The promoter said he expects to keep the bout in the U.S., with bidding expected to come from Las Vegas properties and perhaps Cowboys Stadium outside Dallas.

Marquez, after two bitterly contested lost decisions and a draw versus Pacquiao, likely became fighter of the year and created the fight of the year by rallying from a fifth-round knockdown and badly swollen nose to knock Pacquiao unconscious late in the sixth with a right-handed counterpunch Saturday before more than 16,000 fans at MGM Grand.

In Arum’s Top Rank offices in Las Vegas on Monday, employees were reviewing replays on a big-screen television that showed Pacquiao breathing heavily if not convulsing as he lay face down on the canvas after the knockout punch.

Reports that began to reach Arum during lunch Monday brought elation to him,  company President Todd DuBoef and Marquez’s promoter in Mexico, Fernando Beltran.

Dish Network reported positive pay-per-view sales beyond the November 2011 Pacquiao-Marquez bout that generated 1.25 million buys, and an ESPN executive expressed happiness about the network's increased involvement in boxing.

“This fight shows the health of the sport,” Arum said. “Great fight, shown all over it. The knockout happening right in front of the guy who was almost president of the United States,” Mitt Romney. “It puts the sport back in the mainstream.”
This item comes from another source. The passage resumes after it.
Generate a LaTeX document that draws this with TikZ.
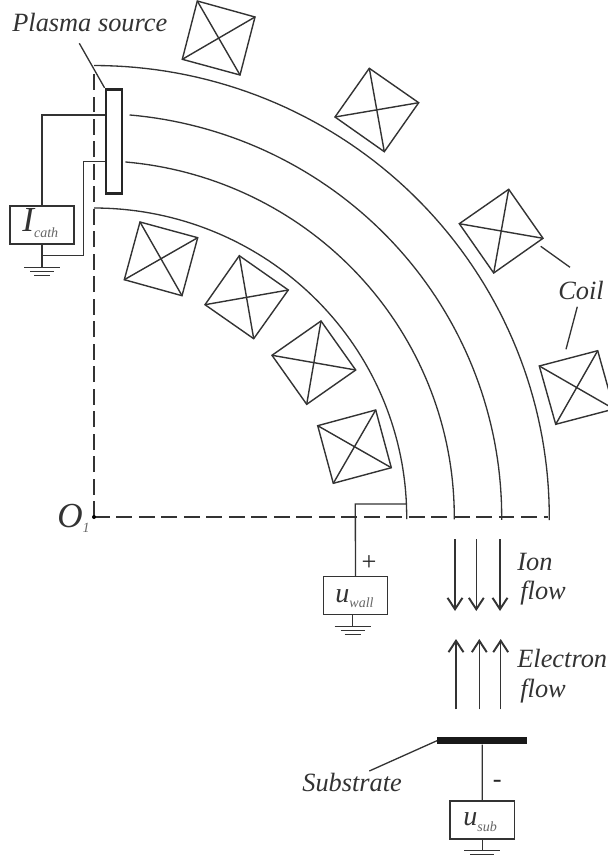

Arum said part of the fallout from the result will be to slot Oxnard’s Brandon Rios, Pacquiao’s likely next opponent if Marquez had lost, into a March rematch against Mike Alvarado. Rios and Alvarado staged a fight-of-the-year candidate in October at Home Depot Center in Carson.

Marquez is scheduled to depart Las Vegas on Monday afternoon for an airport outside of Mexico City, arriving around 9:30 p.m. local time,  Beltran said.

Marquez is scheduled to meet with Mexican President Enrique Pena Nieto on Thursday, and to present him with the gloves he used in defeating Pacquiao.

Arum assured Marquez will earn a greater percentage of the guaranteed purse than Saturday’s fight –- when he collected $6 million to Pacquiao’s $23 million -- “and the pie will be bigger too,” Arum said.

“We’ve known we can count on Marquez to produce numbers that will not disappoint," he added.

Though Marquez declined to answer about his future plans on Saturday, Arum and Beltran made it clear he’s interested in another Pacquiao clash.

“He said he’d go to to the Philippines to fight Manny,” Beltran cracked.

“I feel so happy for this kid. The way it was going, after those tough losses, if he had lost again, I don’t think he would be a happy guy in his life after this. Now, after thinking he couldn’t knock out Pacquiao with a baseball bat, he says, ‘I can’t believe this, it doesn’t seem real, I’m thrilled.’

“In the fifth fight, he will try to win for sure, but whatever happens, happens. He has nothing to prove about being considered one of the greatest Mexican fighters ever.”

Arum said he hadn’t heard reports from the Philippines that Pacquiao’s wife, Jinkee, doesn’t want him to fight again after rushing to his aid in panic after the knockout.

“Jinkee can make any comment she wants,” Arum said. “Manny’s comment is he wants to fight.”